Exactly the lines from the line holding "Recreate this image" to the line holding "(1132,372) -- cycle;", both lines included, are to be echoed; pictures are not.

### INFORMATION SUPPLIED
====

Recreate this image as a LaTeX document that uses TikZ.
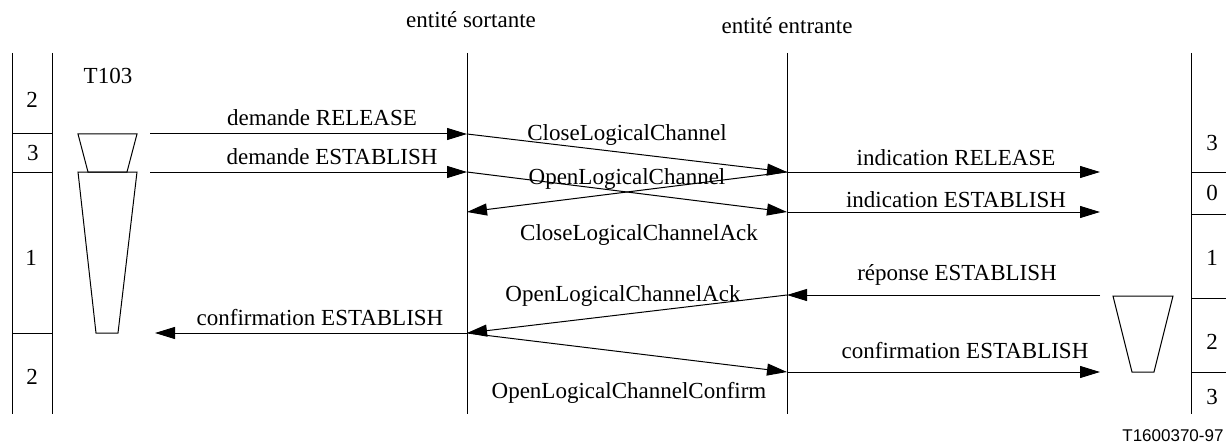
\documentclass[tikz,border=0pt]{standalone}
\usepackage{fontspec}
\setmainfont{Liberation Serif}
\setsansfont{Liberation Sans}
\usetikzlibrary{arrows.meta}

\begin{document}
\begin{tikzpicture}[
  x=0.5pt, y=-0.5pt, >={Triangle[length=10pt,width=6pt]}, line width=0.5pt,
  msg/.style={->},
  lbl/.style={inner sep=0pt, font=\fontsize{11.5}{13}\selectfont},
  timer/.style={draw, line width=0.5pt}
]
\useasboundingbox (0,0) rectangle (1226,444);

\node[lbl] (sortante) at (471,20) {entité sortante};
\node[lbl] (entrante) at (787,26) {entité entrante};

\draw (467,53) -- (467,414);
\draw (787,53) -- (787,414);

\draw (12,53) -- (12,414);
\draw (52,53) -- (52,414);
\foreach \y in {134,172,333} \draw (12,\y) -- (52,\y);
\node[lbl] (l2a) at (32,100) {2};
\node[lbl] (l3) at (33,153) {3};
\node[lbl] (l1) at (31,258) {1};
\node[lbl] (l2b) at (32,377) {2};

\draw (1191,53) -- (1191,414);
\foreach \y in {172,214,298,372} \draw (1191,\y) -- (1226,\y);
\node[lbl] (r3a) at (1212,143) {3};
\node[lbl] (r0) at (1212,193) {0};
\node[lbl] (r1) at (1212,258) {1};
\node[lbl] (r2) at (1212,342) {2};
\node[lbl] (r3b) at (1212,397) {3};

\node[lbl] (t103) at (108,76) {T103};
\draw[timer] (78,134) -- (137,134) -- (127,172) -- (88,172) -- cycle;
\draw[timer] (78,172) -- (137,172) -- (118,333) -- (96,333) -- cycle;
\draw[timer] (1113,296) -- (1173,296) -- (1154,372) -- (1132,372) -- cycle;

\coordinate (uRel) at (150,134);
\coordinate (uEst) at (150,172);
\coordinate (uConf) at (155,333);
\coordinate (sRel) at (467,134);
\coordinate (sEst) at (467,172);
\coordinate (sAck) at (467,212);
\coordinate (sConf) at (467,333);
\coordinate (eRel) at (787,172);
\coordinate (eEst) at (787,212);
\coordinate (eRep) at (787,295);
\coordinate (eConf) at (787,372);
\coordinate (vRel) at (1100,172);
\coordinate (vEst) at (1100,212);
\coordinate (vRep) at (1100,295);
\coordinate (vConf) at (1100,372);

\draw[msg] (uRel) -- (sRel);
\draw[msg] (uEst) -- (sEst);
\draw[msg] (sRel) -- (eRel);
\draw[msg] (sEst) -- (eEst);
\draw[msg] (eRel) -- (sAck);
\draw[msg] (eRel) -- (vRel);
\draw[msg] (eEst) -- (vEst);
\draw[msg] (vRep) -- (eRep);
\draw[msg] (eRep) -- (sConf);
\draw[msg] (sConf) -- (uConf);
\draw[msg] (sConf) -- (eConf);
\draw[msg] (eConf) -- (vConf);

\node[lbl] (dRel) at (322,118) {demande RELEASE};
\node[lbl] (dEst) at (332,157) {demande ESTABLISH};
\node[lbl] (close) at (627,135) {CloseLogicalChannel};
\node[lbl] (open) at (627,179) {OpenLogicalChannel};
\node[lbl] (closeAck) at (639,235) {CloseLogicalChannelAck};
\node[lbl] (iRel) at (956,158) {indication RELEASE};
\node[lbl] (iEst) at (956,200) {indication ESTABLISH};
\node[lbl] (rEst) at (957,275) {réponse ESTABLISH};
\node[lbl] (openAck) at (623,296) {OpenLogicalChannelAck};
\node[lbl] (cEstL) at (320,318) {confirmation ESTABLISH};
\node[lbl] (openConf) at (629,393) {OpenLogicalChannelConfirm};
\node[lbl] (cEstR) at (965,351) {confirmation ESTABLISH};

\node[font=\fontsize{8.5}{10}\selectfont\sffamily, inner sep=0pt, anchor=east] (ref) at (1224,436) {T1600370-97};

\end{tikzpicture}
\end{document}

====

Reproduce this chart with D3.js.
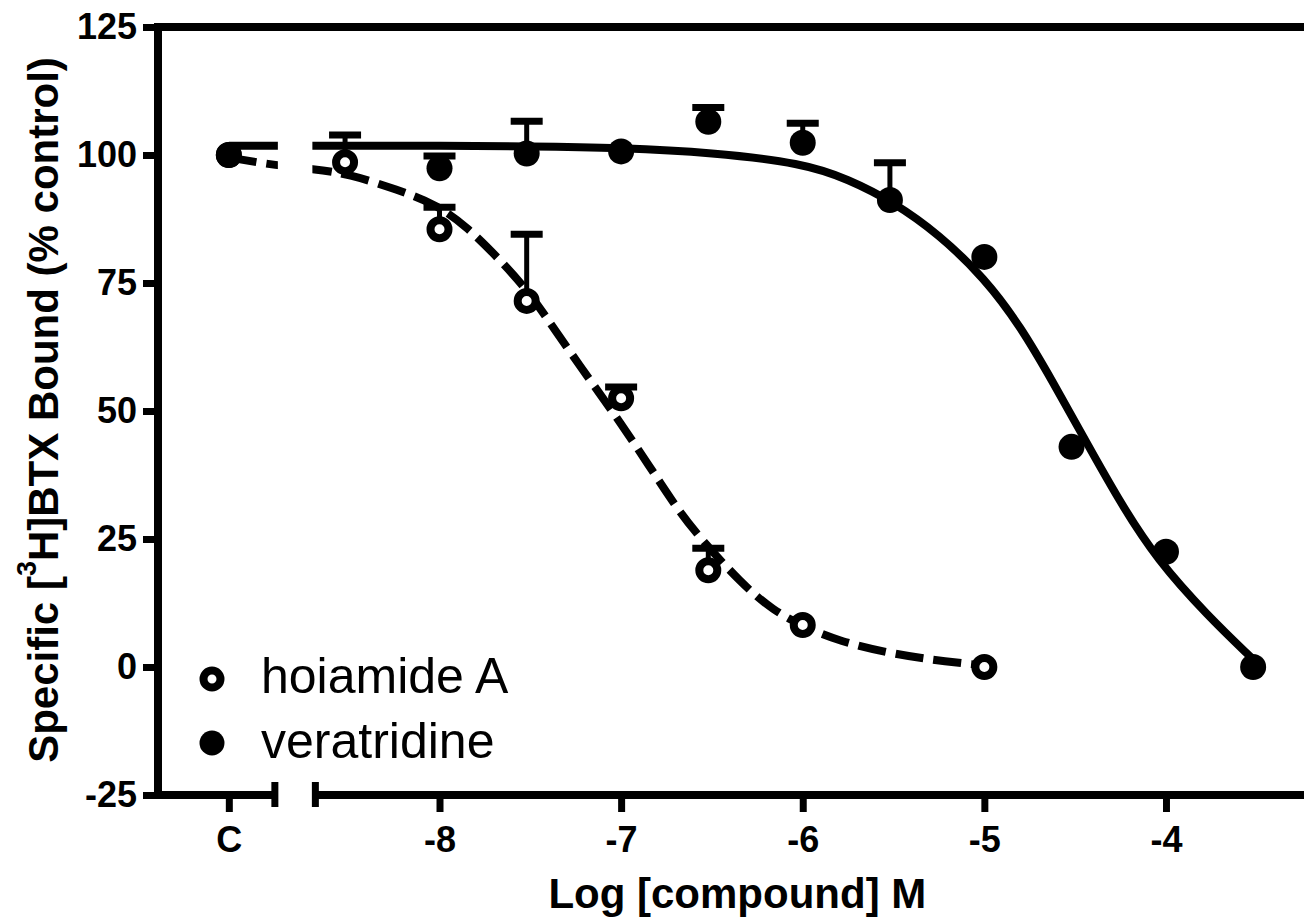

====

### ANSWER FOR THE TASK
Recreate this image as a LaTeX document that uses TikZ.
\documentclass[tikz,border=0pt]{standalone}
\usepackage{fontspec}
\setmainfont{Liberation Serif}
\setsansfont{Liberation Sans}
\usetikzlibrary{arrows.meta}

\begin{document}
\begin{tikzpicture}[
  x=0.5pt, y=-0.5pt, >={Triangle[length=10pt,width=6pt]}, line width=0.5pt,
  msg/.style={->},
  lbl/.style={inner sep=0pt, font=\fontsize{11.5}{13}\selectfont},
  timer/.style={draw, line width=0.5pt}
]
\useasboundingbox (0,0) rectangle (1226,444);

\node[lbl] (sortante) at (471,20) {entité sortante};
\node[lbl] (entrante) at (787,26) {entité entrante};

\draw (467,53) -- (467,414);
\draw (787,53) -- (787,414);

\draw (12,53) -- (12,414);
\draw (52,53) -- (52,414);
\foreach \y in {134,172,333} \draw (12,\y) -- (52,\y);
\node[lbl] (l2a) at (32,100) {2};
\node[lbl] (l3) at (33,153) {3};
\node[lbl] (l1) at (31,258) {1};
\node[lbl] (l2b) at (32,377) {2};

\draw (1191,53) -- (1191,414);
\foreach \y in {172,214,298,372} \draw (1191,\y) -- (1226,\y);
\node[lbl] (r3a) at (1212,143) {3};
\node[lbl] (r0) at (1212,193) {0};
\node[lbl] (r1) at (1212,258) {1};
\node[lbl] (r2) at (1212,342) {2};
\node[lbl] (r3b) at (1212,397) {3};

\node[lbl] (t103) at (108,76) {T103};
\draw[timer] (78,134) -- (137,134) -- (127,172) -- (88,172) -- cycle;
\draw[timer] (78,172) -- (137,172) -- (118,333) -- (96,333) -- cycle;
\draw[timer] (1113,296) -- (1173,296) -- (1154,372) -- (1132,372) -- cycle;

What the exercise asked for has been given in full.